After plugins and plugin-provided information, we believe that the HTML5 Canvas is the single largest fingerprinting threat browsers face today. Studies show that the Canvas can provide an easy-access fingerprinting target: The adversary simply renders WebGL, font, and named color data to a Canvas element, extracts the image buffer, and computes a hash of that image data. Subtle differences in the video card, font packs, and even font and graphics library versions allow the adversary to produce a stable, simple, high-entropy fingerprint of a computer. In fact, the hash of the rendered image can be used almost identically to a tracking cookie by the web server.

In some sense, the canvas can be seen as the union of many other fingerprinting vectors. If WebGL is normalized through software rendering, system colors were standardized, and the browser shipped a fixed collection of fonts (see later points in this list), it might not be necessary to create a canvas permission. However, until then, to reduce the threat from this vector, we have patched Firefox to prompt before returning valid image data to the Canvas APIs, and for access to isPointInPath and related functions. Moreover, we put media streams on a canvas behind the site permission in that patch as well. If the user hasn’t previously allowed the site in the URL bar to access Canvas image data, pure white image data is returned to the JavaScript APIs. Extracting canvas image data by third parties is not allowed, though.

I don’t know what the HTML5 “Canvas” element (which is the crux of the question in this thread) is doing there, I’ll ask around.

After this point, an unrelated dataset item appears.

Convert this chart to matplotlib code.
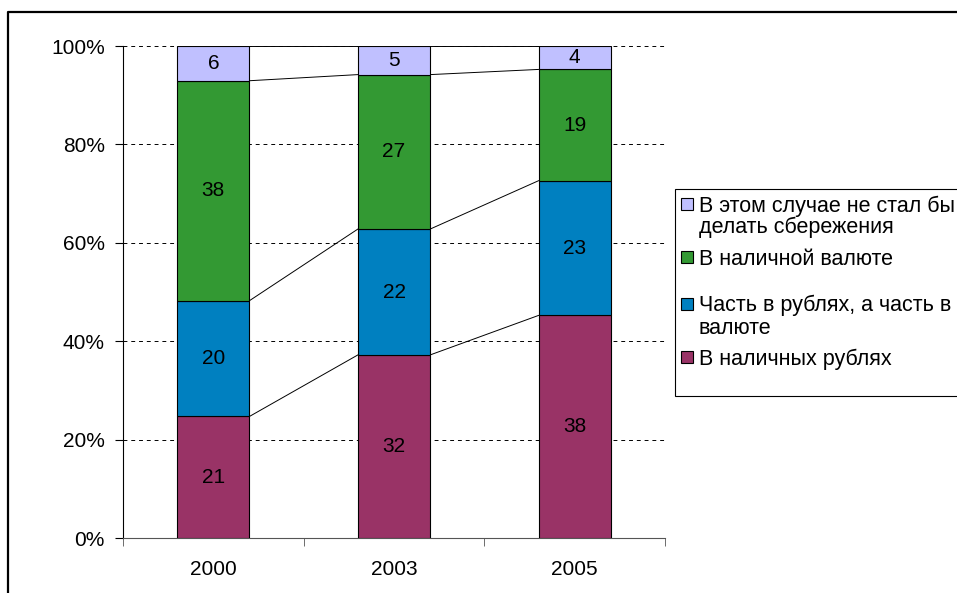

As for Matomo/Piwik, it’s been there for years, and already respects your privacy choices, see the “About this website” section in https://puri.sm/policies/ . Matomo is Free Software by the way, we host it ourselves, and for what it’s worth even the FSF website uses it.

3 Likes

Thanks @Robin! That is very helpful. Marketing is already on it. :grinning:

2 Likes

Any news? I’m still getting same pop-up.

1 Like

According to the error you are reporting, this data (?) could be used to identify your computer. That is a pretty open ended statement. Does this mean just that you be identified based on your IP, or that pieces of your browser information are being used to build a profile of your computer?

I think given the comments already mentioned here, identifying your computers isn’t the intent. There are however many reasons to want to identify IPs on a public facing website.

1 Like

Every time you load a web page, you willingly submit your IP to the server, in order to receive an answer. You make it sound like advanced technology would be needed to get the IP.
The reason why fingerprinting is a thing is that the IP does NOT reliably identify you, especially not over a long period of time. You can change your public IP every five minutes if you want. (Depending on your provider, restarting the router can be sufficient).
A browser fingerprint is supposed much more stable. Like a… fingerprint :wink:
Try it out here, if you’re curious how unique your browser’s fingerprint is:

1 Like

I didn’t mean it like that. I meant that the error they received was pretty broad and could mean a number of things. However, based on what Purism employees have already said and the fact that the FSF site uses the same software, it seems pretty safe to assume that there is nothing nefarious going on here.